In March and April of 2013 our Principal Insurance Subsidiaries received approvals or notices of non-
objection, as the case may be, from their respective domiciliary regulators to make extraordinary distributions in
the aggregate amount of $1,434.0 million to Voya Financial, Inc. or Voya Holdings and paid such approved
distributions on May 8, 2013 in connection with our IPO recapitalization activities.
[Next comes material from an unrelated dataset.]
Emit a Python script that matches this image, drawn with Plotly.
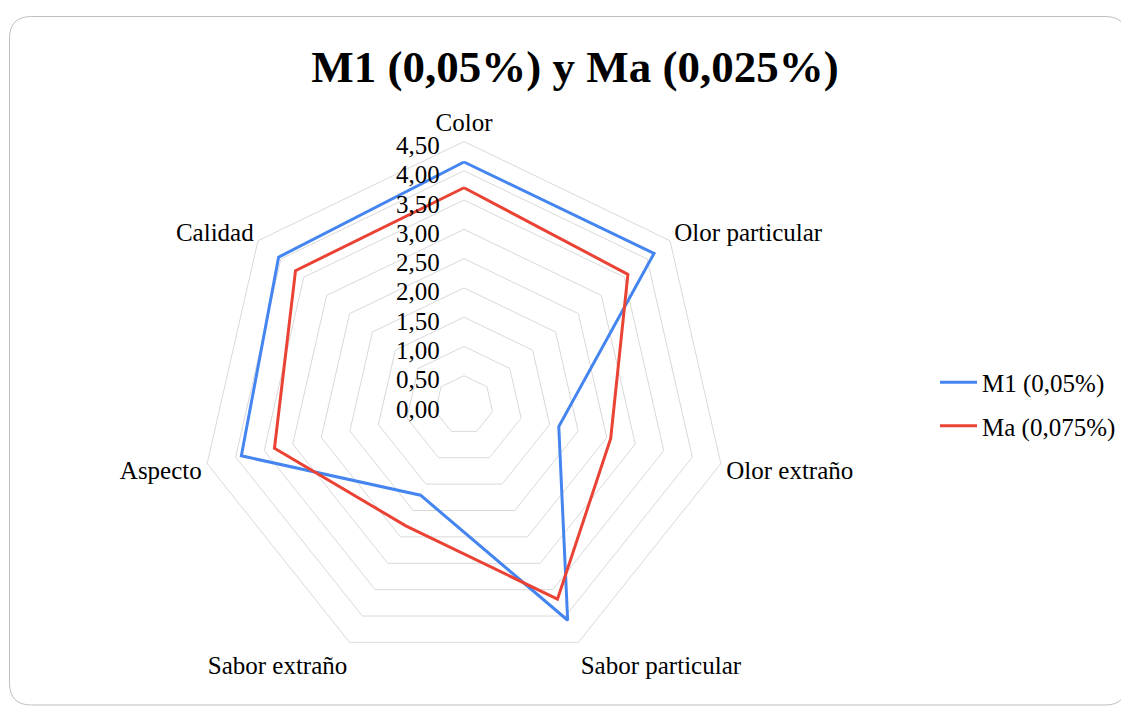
import plotly.graph_objects as go

categories = ["Color", "Olor particular", "Olor extraño", "Sabor particular",
              "Sabor extraño", "Aspecto", "Calidad"]
m1_values = [4.15, 4.15, 1.66, 4.08, 1.71, 3.90, 4.05]
ma_values = [3.71, 3.58, 2.57, 3.68, 2.29, 3.32, 3.68]
radial_ticks = [0, 0.5, 1.0, 1.5, 2.0, 2.5, 3.0, 3.5, 4.0, 4.5]
radial_ticktext = ["0,00", "0,50", "1,00", "1,50", "2,00", "2,50", "3,00",
                   "3,50", "4,00", "4,50"]

FONT = "Liberation Serif, Times New Roman, serif"
OFF = 8  # default page body margin
W, H = 1129 - OFF, 711 - OFF


def px(x):
    return (x - OFF) / W


def py(y):
    return 1 - (y - OFF) / H


fig = go.Figure()
fig.add_trace(go.Scatterpolar(
    r=m1_values + [m1_values[0]], theta=categories + [categories[0]],
    mode="lines", name="M1 (0,05%)", legendgroup="a",
    line=dict(color="#4485F0", width=3)))
fig.add_trace(go.Scatterpolar(
    r=ma_values + [ma_values[0]], theta=categories + [categories[0]],
    mode="lines", name="Ma (0,075%)", legendgroup="b",
    line=dict(color="#EA4335", width=3)))

cx, cy, R = 464, 405, 263.5
fig.update_layout(
    width=W, height=H,
    margin=dict(l=0, r=0, t=0, b=0),
    paper_bgcolor="white",
    font=dict(family=FONT, size=25, color="#000000"),
    title=dict(text="<b>M1 (0,05%) y Ma (0,025%)</b>",
               font=dict(family=FONT, size=45, color="#000000"),
               x=px(575), xanchor="center", y=py(66), yanchor="middle"),
    polar=dict(
        domain=dict(x=[px(cx - R), px(cx + R)],
                    y=[py(cy + R), py(cy - R)]),
        bgcolor="white",
        gridshape="linear",
        radialaxis=dict(range=[0, 4.5], tickvals=radial_ticks,
                        ticktext=[t + "\u00a0" for t in radial_ticktext],
                        angle=90,
                        side="counterclockwise", showline=False, ticks="",
                        gridcolor="#D9D9D9", gridwidth=1,
                        tickfont=dict(family=FONT, size=25, color="#000000")),
        angularaxis=dict(direction="clockwise", rotation=90,
                         showgrid=False, showline=True, linecolor="#D9D9D9",
                         linewidth=1, ticks="",
                         tickfont=dict(family=FONT, size=25, color="#000000")),
    ),
    showlegend=True,
    legend=dict(x=px(935), xanchor="left", y=py(404), yanchor="middle",
                itemwidth=37, traceorder="grouped", tracegroupgap=8,
                font=dict(family=FONT, size=25, color="#000000"),
                bgcolor="rgba(0,0,0,0)"),
)

# rounded chart border
x0, x1 = px(9.5), px(1127)
y0, y1 = py(705), py(16.5)
rx, ry = 22 / W, 22 / H
path = (f"M {x0+rx},{y1} L {x1-rx},{y1} Q {x1},{y1} {x1},{y1-ry} "
        f"L {x1},{y0+ry} Q {x1},{y0} {x1-rx},{y0} L {x0+rx},{y0} "
        f"Q {x0},{y0} {x0},{y0+ry} L {x0},{y1-ry} Q {x0},{y1} {x0+rx},{y1} Z")
fig.add_shape(type="path", path=path, xref="paper", yref="paper",
              line=dict(color="#BFBFBF", width=1), layer="below")

fig.write_html("out.html")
The following table presents the extraordinary distributions paid by our Principal Insurance Subsidiaries in
2013:
($ in millions)
Insurance Subsidiary
State of
Domicile
Extraordinary
Dividends
Paid in 2013
Voya Insurance and Annuity Company .................. Iowa $230.0
Security Life of Denver Insurance Company ............. Colorado $447.0
ReliaStar Life Insurance Company ..................... Minnesota $583.0
Voya Retirement Insurance and Annuity Company ........ Connecticut $174.0
Prior to our IPO, our Principal Insurance Subsidiaries domiciled in Colorado, Iowa and Minnesota each had
negative earned surplus accounts, and therefore did not have capacity to make ordinary dividend payments to
Voya Financial, Inc. or Voya Holdings Inc. without regulatory approval. In order to obtain dividends or
distributions from these insurance companies, we historically obtained approval from the insurance companies’
respective state regulators, which could be granted or withheld at the regulators’ discretion, for extraordinary
dividends or distributions. On May 8, 2013, following the completion of our IPO and payment of $1,434.0
million of extraordinary distributions, these insurance companies each reset, on a one-time basis, their respective
negative unassigned funds account as of December 31, 2012 (as reported in their respective 2012 statutory annual
statements) to zero (with an offsetting reduction in gross paid-in capital and contributed surplus). These resets
were made pursuant to permitted practices in accordance with statutory accounting practices granted by their
respective domiciliary insurance regulators.